Sunday, February 07, 2010

The Bigger Picture

I don’t remember who wrote it and where, but it said growth is often tragic.
How many of us don’t want to return to our childhood with a gasp?
Only when we grow out of it do we cherish the childhood. When we were children we were desperate to grow up and meander into adolescence. Once in adolescence, we peeped into the adult life. How badly we wanted to step into those shoes!
And, in the heat and throes of adult life, we look back and sigh. We regret our growth and long to be a child again—to go back to those days when happiness had no sharp edges and laughter had no layers of dried up tears.
Love was not trapped in any conditional clauses. No ifs and buts. No masks, no pretension.
As a boy I used to dream a lot. Sitting by the window in my study at home, I used to gaze at a night sky unbelievably star-studded and glittering, feel the seductive cool breeze stroking my cheeks, and try and figure out the reason for the nightingale’s pain and pangs.
And, I used to cry. I wasn’t sure why I wept into my pillows almost every night. But I did when I felt a sense of imaginary loss and abandonment.
And, I wrote poems to my lover. I had none though.
But at the cusp of my teenage and adulthood, I met her. My love.
Perhaps, I can’t pick the precise moment I saw her, but she happened in my life—walked into it with her smiles, laughter and quick swings of mood.
If I close my eyes now, I can see the flashes of our life on the campus and feel the warmth of our love.

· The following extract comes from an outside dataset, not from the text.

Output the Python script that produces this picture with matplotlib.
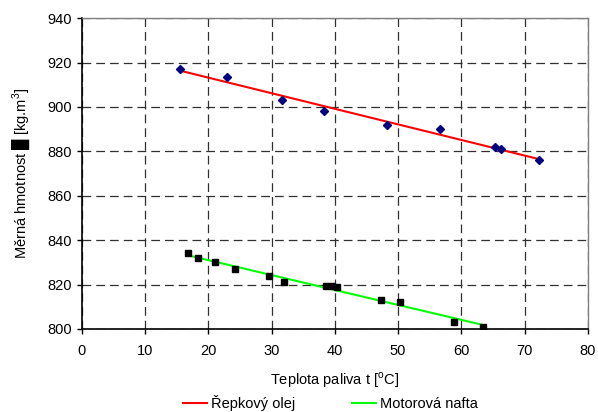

We loved each other in those under-privileged days of communication. No asking ‘where are you? or saying ‘I’m okay’ through missed calls, expressing intimate passion through coded SMSes which are all gibberish to others, and comforting each other through veiled e-mail forwards. Each day we went back home with beautiful memories of the day, and looked forward to the next day. We were content with our situation that off campus there was no way we could contact each other, and it gave us room and time to dream.
But we drifted away abruptly. We vanished without a trace. We had lost each other in the flow of life. We went with the stream, often slamming hard at embankments of unknown shores. And, we ended up on strange lands.

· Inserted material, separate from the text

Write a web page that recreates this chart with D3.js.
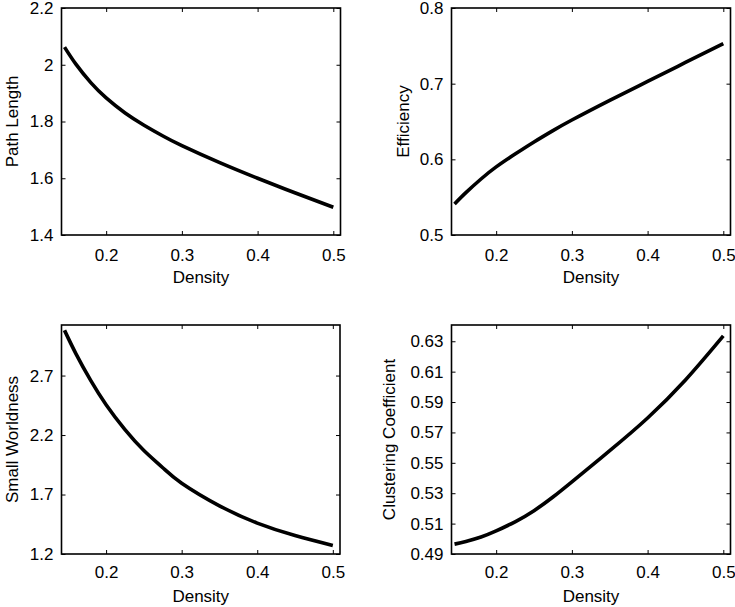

I had grown up, and have begun to grow old. But the boy didn’t grow up with the flesh. The lover didn’t stop dreaming. But the poet had died, he couldn’t exist without her.

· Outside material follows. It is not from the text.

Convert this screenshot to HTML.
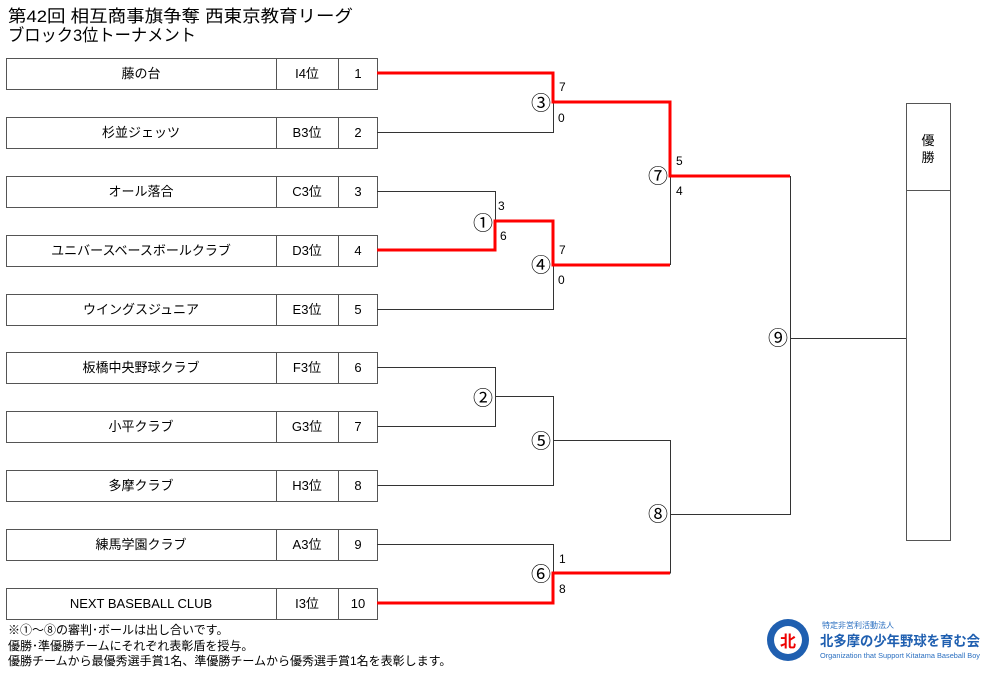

Years, almost two decades, have gone by before we found each other again—even surprising ourselves, and realized that we missed each other in our lives. And, the love is as fresh as it was 18 years ago.
The poet has been resurrected.
People, situations, relations, times and places in our life have changed. But not our love for each other.
In a way, it too has changed. It has become more refined and purer. It has become more realistic that there is no way this love can die, no matter whatever efforts to kill it.
It defies reason, time, geography and circumstances.
Though we look back and sigh over our good old days on campus, and often consider growth as tragic, we thank the Lord for maturing our love under His care and in His purpose.
Many won’t understand—even we find it hard to stomach—but looking back and at where and how we are now, we can’t fail to imagine the bigger picture He has in His hand!